EXERCISE REQUIREMENTS ▸ All lines from the beginning of the listing through the line with "Chart.register(...registerables);" are to be copied word for word; the pictures are not.

================================

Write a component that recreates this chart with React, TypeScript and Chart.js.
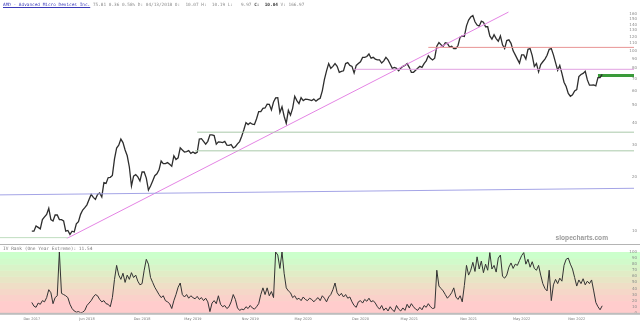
import React, { useEffect, useRef } from 'react';
import { Chart, registerables } from 'chart.js';

Chart.register(...registerables);

// Weekly closes, week 0 = first week of Dec 2017
const PRICE: number[] = [
  10.0, 10.0, 10.7, 10.5, 10.3,
  11.6, 12.0, 12.4, 13.4,
  11.6, 11.4, 12.3, 12.3,
  11.6, 11.6, 11.4, 10.0, 10.1,
  9.6, 10.0, 9.9, 11.0,
  11.3, 12.4, 13.1, 13.5,
  14.0, 15.0, 16.0, 15.4, 15.0,
  16.0, 16.3, 15.5, 18.6,
  18.4, 19.8, 19.9, 20.4, 25.2,
  28.9, 30.0, 32.4, 31.0,
  28.2, 26.2, 22.7, 17.8,
  20.2, 20.6, 20.0, 19.0, 21.3,
  21.3, 19.7, 16.9, 17.8,
  19.0, 20.3, 20.8, 21.9,
  24.5, 23.7, 23.7, 24.0,
  23.5, 22.9, 26.2, 25.0, 25.5,
  29.0, 28.2, 27.5, 27.6,
  28.0, 27.0, 27.5, 27.0, 27.4,
  32.4, 32.6, 31.5, 30.4,
  31.5, 34.2, 34.2, 33.9,
  30.4, 31.3, 31.2, 31.0, 31.5,
  30.0, 29.9, 30.2, 29.0,
  29.4, 30.5, 31.4, 33.6,
  36.5, 40.0, 39.0, 39.9, 39.2,
  39.0, 42.0, 46.0, 46.0,
  48.0, 48.2, 50.6, 50.5, 47.0,
  52.0, 54.8, 55.0, 45.5,
  49.0, 43.4, 39.6, 46.8,
  44.0, 48.0, 56.0, 53.0,
  51.0, 55.0, 53.0, 54.0, 53.8,
  53.5, 53.0, 54.0, 52.6,
  53.8, 54.6, 60.0, 69.4,
  77.4, 85.0, 80.0, 82.0, 85.0,
  82.0, 76.0, 77.0, 77.5,
  85.0, 86.0, 83.0, 82.0,
  75.3, 83.0, 85.0, 87.0, 92.0,
  92.0, 93.0, 96.0, 91.0,
  92.0, 90.0, 89.0, 89.0, 85.6,
  88.0, 92.0, 89.0, 84.5,
  80.0, 81.0, 80.0, 77.5,
  80.0, 82.0, 83.0, 85.0,
  81.0, 76.0, 76.0, 78.0, 80.0,
  82.0, 81.0, 85.0, 88.0,
  94.0, 91.0, 89.0, 91.0,
  106, 111, 108, 106, 111,
  110, 105, 106, 103,
  103, 107, 119, 121,
  120.2, 137.5, 148, 154, 157,
  145, 139, 137, 146, 144,
  136, 136, 121, 116,
  123, 117, 113, 121,
  108, 103, 114, 115,
  110, 100, 95, 90, 85.5,
  95, 95, 90, 102,
  103, 94, 82, 85,
  76.5, 84, 87, 90, 94.5,
  102, 103, 95, 86,
  78, 83, 75, 67, 63.4,
  58, 56, 57, 60,
  61, 72, 74, 75,
  77, 69, 64.5, 64.5, 64.8,
  64, 71, 71, 74,
];

const IV_RANK: number[] = [
  17, 11, 9, 16, 14, 20, 18, 25, 38, 33,
  15, 25, 28, 100, 32, 30, 28, 25, 14, 7,
  3, 1, 2, 0, 1, 4, 12, 16, 20, 26,
  30, 28, 22, 18, 20, 15, 14, 10, 25, 55,
  78, 62, 55, 65, 50, 62, 55, 66, 58, 62,
  52, 46, 48, 70, 88, 80, 58, 50, 42, 36,
  30, 25, 28, 20, 18, 15, 7, 20, 30, 42,
  49, 30, 26, 30, 24, 28, 25, 23, 27, 22,
  25, 20, 24, 18, 2, 16, 20, 15, 28, 14,
  10, 12, 7, 10, 18, 30, 22, 8, 4, 6,
  5, 10, 7, 12, 8, 6, 10, 15, 30, 41,
  30, 41, 28, 35, 25, 100, 95, 73, 100, 65,
  41, 36, 33, 25, 28, 22, 24, 20, 26, 22,
  20, 24, 22, 18, 22, 25, 20, 28, 24, 18,
  26, 30, 38, 49, 33, 28, 32, 26, 30, 24,
  26, 18, 12, 9, 18, 20, 16, 22, 19, 24,
  18, 20, 16, 10, 6, 12, 4, 8, 3, 10,
  5, 2, 12, 6, 3, 8, 4, 14, 8, 15,
  10, 6, 4, 9, 5, 12, 9, 15, 10, 7,
  8, 70, 44, 40, 36, 30, 24, 28, 33, 41,
  26, 22, 28, 18, 45, 78, 62, 70, 83, 68,
  92, 72, 85, 66, 80, 70, 99, 72, 78, 67,
  90, 95, 60, 57, 62, 75, 82, 73, 80, 78,
  86, 94, 99, 80, 88, 75, 84, 73, 70, 78,
  62, 48, 40, 36, 70, 20, 46, 55, 48, 57,
  52, 78, 88, 90, 80, 72, 58, 44, 54, 48,
  56, 46, 52, 48, 54, 36, 17, 10, 5, 11.54,
];

const TICK_WEEKS = [0, 26, 52, 76, 103, 128, 155, 178, 206, 231, 257];
const TICK_LABELS = ['Dec 2017', 'Jun 2018', 'Dec 2018', 'May 2019', 'Nov 2019', 'May 2020', 'Dec 2020', 'May 2021', 'Nov 2021', 'May 2022', 'Nov 2022'];
const PRICE_TICKS = [10, 20, 30, 40, 50, 60, 70, 80, 90, 100, 110, 120, 130, 140, 150, 160];
const IV_TICKS = [0, 10, 20, 30, 40, 50, 60, 70, 80, 90, 100];

// Drawn studies (week, price)
const TREND_X = [16.4, 224.8];
const TREND_Y = [9.1, 164];
const BLUE_X = [-15, 284];
const BLUE_Y = [15.9, 17.3];
const LEVEL_RED = { from: 187, value: 104.5 };
const LEVEL_PINK = { from: 152, value: 79 };
const LEVEL_GREEN_HI = { from: 78, value: 35.4 };
const LEVEL_GREEN_LO = { from: 77, value: 27.9 };
const LEVEL_GREEN_BASE = { from: -15, to: 17, value: 9.2 };
const LAST_LEVEL = { from: 267, value: 73 };

const X_MIN = -15;
const X_MAX = 284;
const Y_MIN = 9.1;
const Y_MAX = 178.6;

const BAND_COLORS = [
  'rgb(255,204,204)', 'rgb(255,204,204)', 'rgb(250,209,202)', 'rgb(245,215,200)',
  'rgb(239,222,198)', 'rgb(232,229,197)', 'rgb(225,236,198)', 'rgb(217,243,200)',
  'rgb(209,250,202)', 'rgb(204,255,204)',
];

const tickFont = { size: 4, family: 'DejaVu Sans' };

function seg(x0: number, x1: number, v: number) {
  return [{ x: x0, y: v }, { x: x1, y: v }];
}

export default function App() {
  const topRef = useRef<HTMLCanvasElement>(null);
  const botRef = useRef<HTMLCanvasElement>(null);

  useEffect(() => {
    document.body.style.margin = '0';
    const lastWeek = PRICE.length - 1;
    const line = (data: any[], color: string, width = 1) => ({
      data, borderColor: color, borderWidth: width, pointRadius: 0, tension: 0, fill: false,
    });

    const top = new Chart(topRef.current!, {
      type: 'line',
      data: {
        datasets: [
          line(seg(BLUE_X[0], BLUE_X[1], 0).map((p, i) => ({ x: p.x, y: BLUE_Y[i] })), '#a4a4e6', 1),
          line(seg(LEVEL_GREEN_BASE.from, LEVEL_GREEN_BASE.to, LEVEL_GREEN_BASE.value), '#b6d8b6', 1),
          line(seg(LEVEL_GREEN_HI.from, X_MAX, LEVEL_GREEN_HI.value), '#a9c9a9', 1),
          line(seg(LEVEL_GREEN_LO.from, X_MAX, LEVEL_GREEN_LO.value), '#a9c9a9', 1),
          line(seg(LEVEL_PINK.from, X_MAX, LEVEL_PINK.value), '#e2a2e2', 1),
          line(seg(LEVEL_RED.from, X_MAX, LEVEL_RED.value), '#e89494', 1),
          line([{ x: TREND_X[0], y: TREND_Y[0] }, { x: TREND_X[1], y: TREND_Y[1] }], '#e484e4', 1),
          line(PRICE.map((v, i) => ({ x: i, y: v })), '#2e2e2e', 1.3),
          line(seg(Math.min(LAST_LEVEL.from, lastWeek), X_MAX, LAST_LEVEL.value), '#3a9a3a', 3),
        ],
      },
      options: {
        animation: false,
        responsive: true,
        maintainAspectRatio: false,
        layout: { padding: 0 },
        plugins: { legend: { display: false }, tooltip: { enabled: false } },
        scales: {
          x: { type: 'linear', min: X_MIN, max: X_MAX, display: false },
          y: {
            type: 'logarithmic', position: 'right', min: Y_MIN, max: Y_MAX,
            grid: { display: false, drawTicks: false }, border: { display: false },
            afterBuildTicks: (s: any) => { s.ticks = PRICE_TICKS.map((v) => ({ value: v })); },
            ticks: { mirror: true, padding: 3, autoSkip: false, color: '#8a8a8a', font: tickFont, callback: (v: any) => String(v) },
          },
        },
      } as any,
    });

    const bandsPlugin = {
      id: 'bands',
      beforeDraw(chart: any) {
        const { ctx, scales: { y } } = chart;
        ctx.save();
        for (let i = 0; i < BAND_COLORS.length; i++) {
          const y0 = y.getPixelForValue(IV_TICKS[i + 1]);
          const y1 = y.getPixelForValue(IV_TICKS[i]);
          ctx.fillStyle = BAND_COLORS[i];
          ctx.fillRect(0, y0, chart.width, y1 - y0 + 0.5);
        }
        ctx.restore();
      },
      afterDraw(chart: any) {
        const { ctx, chartArea } = chart;
        ctx.save();
        ctx.fillStyle = '#b4b4b4';
        ctx.fillRect(0, 0, chart.width, 1);
        ctx.fillStyle = '#bdbdbd';
        ctx.fillRect(0, chartArea.bottom, chart.width, 2);
        ctx.restore();
      },
    };

    const bot = new Chart(botRef.current!, {
      type: 'line',
      data: {
        datasets: [line(IV_RANK.map((v, i) => ({ x: i, y: v })), '#333333', 1)],
      },
      options: {
        animation: false,
        responsive: true,
        maintainAspectRatio: false,
        layout: { padding: { top: 8, bottom: 5, left: 0, right: 0 } },
        plugins: { legend: { display: false }, tooltip: { enabled: false } },
        scales: {
          x: {
            type: 'linear', min: X_MIN, max: X_MAX,
            grid: { display: false, drawTicks: false }, border: { display: false },
            afterBuildTicks: (s: any) => { s.ticks = TICK_WEEKS.map((v) => ({ value: v })); },
            ticks: {
              autoSkip: false, maxRotation: 0, padding: 4, color: '#777', font: { size: 3.5, family: 'DejaVu Sans' },
              callback: (v: any) => TICK_LABELS[TICK_WEEKS.indexOf(Number(v))] ?? '',
            },
          },
          y: {
            min: 0, max: 100, position: 'right',
            grid: { display: false, drawTicks: false }, border: { display: false },
            afterBuildTicks: (s: any) => { s.ticks = IV_TICKS.map((v) => ({ value: v })); },
            ticks: { mirror: true, padding: 3, autoSkip: false, color: '#8a8a8a', font: tickFont },
          },
        },
      } as any,
      plugins: [bandsPlugin],
    });

    return () => { top.destroy(); bot.destroy(); };
  }, []);

  const mono = "'DejaVu Sans Mono', monospace";
  return (
    <div style={{ position: 'relative', width: 640, height: 330, background: '#fff', overflow: 'hidden' }}>
      <div style={{ position: 'absolute', left: 0, top: 0, width: 640, height: 244 }}>
        <canvas ref={topRef} />
      </div>
      <div style={{ position: 'absolute', left: 0, top: 244, width: 640, height: 86 }}>
        <canvas ref={botRef} />
      </div>
      <div style={{ position: 'absolute', left: 3, top: 2, fontFamily: mono, fontSize: 4.4, lineHeight: '5px', whiteSpace: 'pre', color: '#8c8c8c' }}>
        <span style={{ color: '#3a3ab8', textDecoration: 'underline' }}>AMD - Advanced Micro Devices Inc.</span>
        {' 75.81 0.36 0.58% D: 04/13/2018 O:  10.07 H:  10.19 L:   9.97 '}
        <b style={{ color: '#333' }}>C:</b>{'  '}<b style={{ color: '#333' }}>10.04</b>{' V: 166.97'}
      </div>
      <div style={{ position: 'absolute', left: 3, top: 245.5, fontFamily: mono, fontSize: 4.5, lineHeight: '5px', whiteSpace: 'pre', color: '#7a7a7a' }}>
        IV Rank (One Year Extreme): 11.54
      </div>
      <div style={{ position: 'absolute', right: 32, top: 234, fontFamily: "'Liberation Sans', Arial, sans-serif", fontWeight: 'bold', fontSize: 6.6, lineHeight: '8px', color: '#9a9a9a' }}>
        slopecharts.com
      </div>
    </div>
  );
}
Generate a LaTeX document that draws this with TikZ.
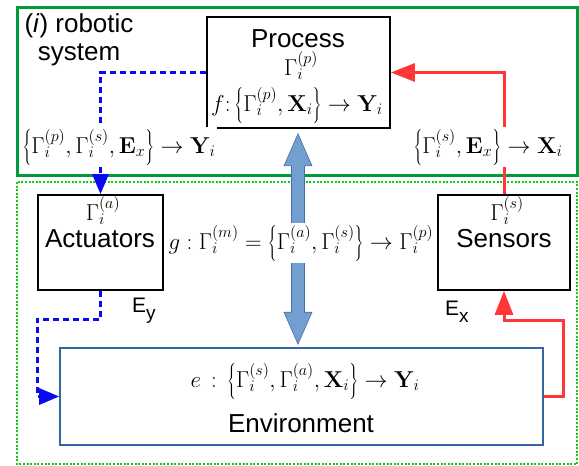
\RequirePackage{fix-cm}
\documentclass[tikz,border=0pt]{standalone}
\usepackage[no-math]{fontspec}
\setmainfont{Liberation Sans}
\usetikzlibrary{arrows.meta,calc,positioning}
\definecolor{sysgreen}{RGB}{0,155,60}
\definecolor{envgreen}{RGB}{20,200,20}
\definecolor{actblue}{RGB}{10,10,240}
\definecolor{sensred}{RGB}{255,55,55}
\definecolor{flowfill}{RGB}{114,159,207}
\definecolor{flowedge}{RGB}{70,110,170}
\definecolor{envedge}{RGB}{52,101,164}
\tikzset{
  box/.style={draw=black, line width=1.6pt, inner sep=0pt},
  envbox/.style={draw=envedge, line width=1.6pt, inner sep=0pt},
  title/.style={font=\fontsize{26}{28}\selectfont, inner sep=0pt},
  mathlbl/.style={font=\fontsize{23}{25}\selectfont, inner sep=1pt},
  cutlbl/.style={mathlbl, fill=white, inner sep=2pt},
  elbl/.style={font=\fontsize{21}{22}\selectfont, inner sep=0pt},
  actline/.style={draw=actblue, line width=3pt, dash pattern=on 6pt off 4pt,
    -{Triangle[length=20pt,width=16pt]}},
  sensline/.style={draw=sensred, line width=3pt,
    -{Triangle[length=24pt,width=18pt]}},
}
\newcommand{\lowsub}[1]{\raisebox{-7pt}{\fontsize{19}{19}\selectfont #1}}
\begin{document}
\begin{tikzpicture}[x=1pt,y=-1pt]
		\useasboundingbox (0,0) rectangle (579,466);
		
		%%%%% FRAMES %%%%%
		\draw[sysgreen, line width=3pt] (17,7) rectangle (577,175);
		\draw[envgreen, line width=2.4pt, dash pattern=on 2pt off 1.6pt] (17,182) rectangle (577,464);
		\node[title, align=center, anchor=north] (robtxt) at (79,13) {(\textit{i}) robotic\\system};
		
		%%%%% BOXES %%%%%
		\node[box, minimum width=183pt, minimum height=111pt] (process) at (298.5,72.5) {};
		\node[box, minimum width=125pt, minimum height=95pt] (act) at (100.5,242.5) {};
		\node[box, minimum width=132pt, minimum height=95pt] (sens) at (504,242.5) {};
		\node[envbox, minimum width=483pt, minimum height=97pt] (env) at (301.5,396.5) {};
		
		\node[title, anchor=base] (proctxt) at (298,47) {Process};
		\node[mathlbl, inner sep=0pt, anchor=base] (procgam) at (301,75) {$\Gamma_i^{(p)}$};
		\node[mathlbl, anchor=base] (flbl) at (297,111) {$f\colon \left\{\Gamma_i^{(p)},\mathbf{X}_i\right\}\rightarrow\mathbf{Y}_i$};
		
		\node[mathlbl, anchor=base] (actgam) at (103,220) {$\Gamma_i^{(a)}$};
		\node[title, anchor=base] (acttxt) at (100,247) {Actuators};
		\node[mathlbl, anchor=base] (sensgam) at (507,220) {$\Gamma_i^{(s)}$};
		\node[title, anchor=base] (senstxt) at (504,247) {Sensors};
		
		\node[mathlbl, anchor=base] (elbl) at (305,387) {$e\,:\,\left\{\Gamma_i^{(s)},\Gamma_i^{(a)},\mathbf{X}_i\right\}\rightarrow\mathbf{Y}_i$};
		\node[title, anchor=base] (envtxt) at (301,432) {Environment};
		
		\node[elbl, anchor=base west] (ey) at (132,312) {E\lowsub{y}};
		\node[elbl, anchor=base west] (ex) at (445,315) {E\lowsub{x}};
		
		%%%%% FLOW %%%%%
		\coordinate (ptop) at ($(process.south)+(-0.5,5)$);
		\coordinate (pbot) at ($(ptop |- env.north)+(0,-3)$);
		\draw[flowedge, fill=flowfill, line width=0.6pt] (ptop) -- ($(ptop)+(14,32)$) -- ($(ptop)+(6.5,32)$)
			-- ($(pbot)+(6.5,-32)$) -- ($(pbot)+(14,-32)$) -- (pbot) -- ($(pbot)+(-14,-32)$)
			-- ($(pbot)+(-6.5,-32)$) -- ($(ptop)+(-6.5,32)$) -- ($(ptop)+(-14,32)$) -- cycle;
		
		%%%%% CONNECTORS %%%%%
		\coordinate (yturn) at (37,319);
		\coordinate (xturn) at (563,320);
		\draw[actline] (process.west) -| (act.north);
		\draw[actline] (act.south) |- (yturn) |- (env.west);
		\draw[sensline] (sens.north) |- (process.east);
		\draw[sensline] (env.east) -| (xturn) -| (sens.south);
		
		%%%%% LABELS %%%%%
		\node[cutlbl, anchor=base] (ylbl) at (119,153) {$\left\{\Gamma_i^{(p)},\Gamma_i^{(s)},\mathbf{E}_x\right\}\rightarrow\mathbf{Y}_i$};
		\node[cutlbl, anchor=base] (xlbl) at (488,153) {$\left\{\Gamma_i^{(s)},\mathbf{E}_x\right\}\rightarrow\mathbf{X}_i$};
		\node[cutlbl, anchor=base] (glbl) at (301,249) {$g:\Gamma_i^{(m)}=\left\{\Gamma_i^{(a)},\Gamma_i^{(s)}\right\}\rightarrow\Gamma_i^{(p)}$};
		
	\end{tikzpicture}
\end{document}
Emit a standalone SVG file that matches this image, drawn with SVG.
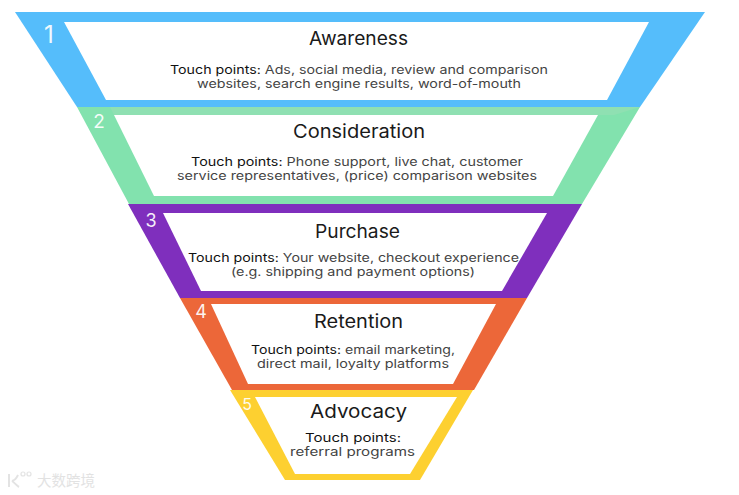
<svg xmlns="http://www.w3.org/2000/svg" width="739" height="495" viewBox="0 0 739 495">
<style>
text{font-family:"Inter","Lato","Liberation Sans",sans-serif}
.inner{fill:#fff}
.title{font-size:18.500px;fill:#1a1a1a;text-anchor:middle}
.body{font-size:11.500px;fill:#444;text-anchor:middle}
.tp{fill:#111}
.num{fill:#fff;text-anchor:middle;opacity:.92}
</style>
<rect width="739" height="495" fill="#fff"/>
<g id="stage-1">
<polygon points="15,12 705,12 640,107 77,107" fill="#55bdfb"/>
<polygon class="inner" points="64,22 649,22 607,100 106,100"/>
<text class="num" x="49" y="43" font-size="24">1</text>
<text class="title" x="358.500" y="45" textLength="99" lengthAdjust="spacingAndGlyphs">Awareness</text>
<text class="body" x="359" y="74" textLength="378" lengthAdjust="spacingAndGlyphs"><tspan class="tp">Touch points:</tspan> Ads, social media, review and comparison</text>
<text class="body" x="359" y="88" textLength="324" lengthAdjust="spacingAndGlyphs">websites, search engine results, word-of-mouth</text>
</g>
<g id="stage-2">
<polygon points="77,107 640,107 582,204 129,204" fill="#82e2ae"/>
<polygon points="110,107 640,107 614,115 114,115" fill="#8fe0b2"/>
<polygon class="inner" points="114,115 598,115 553,196 154,196"/>
<text class="num" x="99" y="128" font-size="19">2</text>
<text class="title" x="359" y="138" textLength="132" lengthAdjust="spacingAndGlyphs">Consideration</text>
<text class="body" x="357" y="166" textLength="332" lengthAdjust="spacingAndGlyphs"><tspan class="tp">Touch points:</tspan> Phone support, live chat, customer</text>
<text class="body" x="357" y="180" textLength="360" lengthAdjust="spacingAndGlyphs">service representatives, (price) comparison websites</text>
</g>
<g id="stage-3">
<polygon points="128,204 582,204 527,298 180,298" fill="#7f2fbd"/>
<polygon class="inner" points="163,213 547,213 502,291 201,291"/>
<text class="num" x="151" y="227" font-size="18">3</text>
<text class="title" x="357.500" y="238" textLength="85" lengthAdjust="spacingAndGlyphs">Purchase</text>
<text class="body" x="353.500" y="262" textLength="331" lengthAdjust="spacingAndGlyphs"><tspan class="tp">Touch points:</tspan> Your website, checkout experience</text>
<text class="body" x="353" y="276" textLength="244" lengthAdjust="spacingAndGlyphs">(e.g. shipping and payment options)</text>
</g>
<g id="stage-4">
<polygon points="180,298 527,298 474,390 232,390" fill="#ec6739"/>
<polygon class="inner" points="211,304 496,304 453,384 248,384"/>
<text class="num" x="201" y="318" font-size="18">4</text>
<text class="title" x="358.500" y="328" textLength="89" lengthAdjust="spacingAndGlyphs">Retention</text>
<text class="body" x="353" y="354" textLength="204" lengthAdjust="spacingAndGlyphs"><tspan class="tp">Touch points:</tspan> email marketing,</text>
<text class="body" x="353" y="368" textLength="192" lengthAdjust="spacingAndGlyphs">direct mail, loyalty platforms</text>
</g>
<g id="stage-5">
<polygon points="230,390 473,390 420,480 285,480" fill="#fdd030"/>
<polygon class="inner" points="255,397 457,397 410,474 295,474"/>
<text class="num" x="247" y="410" font-size="16">5</text>
<text class="title" x="358.500" y="418" textLength="97" lengthAdjust="spacingAndGlyphs">Advocacy</text>
<text class="body tp" x="353" y="442" textLength="96" lengthAdjust="spacingAndGlyphs">Touch points:</text>
<text class="body" x="352.500" y="456" textLength="125" lengthAdjust="spacingAndGlyphs">referral programs</text>
</g>
<g id="watermark" opacity=".8">
<path d="M9 474V487M12 481C16 480 17 477 18 475M12 481C15 483 17 486 19 487" fill="none" stroke="#ddd" stroke-width="2"/>
<circle cx="23" cy="474" r="2" fill="none" stroke="#ddd" stroke-width="1.200"/>
<circle cx="29" cy="474" r="2" fill="none" stroke="#ddd" stroke-width="1.200"/>
<text x="37" y="486" font-size="14.500" fill="#dcdcdc" style="font-family:'Noto Sans CJK SC',sans-serif">大数跨境</text>
</g>
</svg>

================================

THE SOLUTION ▸
Write a component that recreates this chart with React, TypeScript and Chart.js.
import React, { useEffect, useRef } from 'react';
import { Chart, registerables } from 'chart.js';

Chart.register(...registerables);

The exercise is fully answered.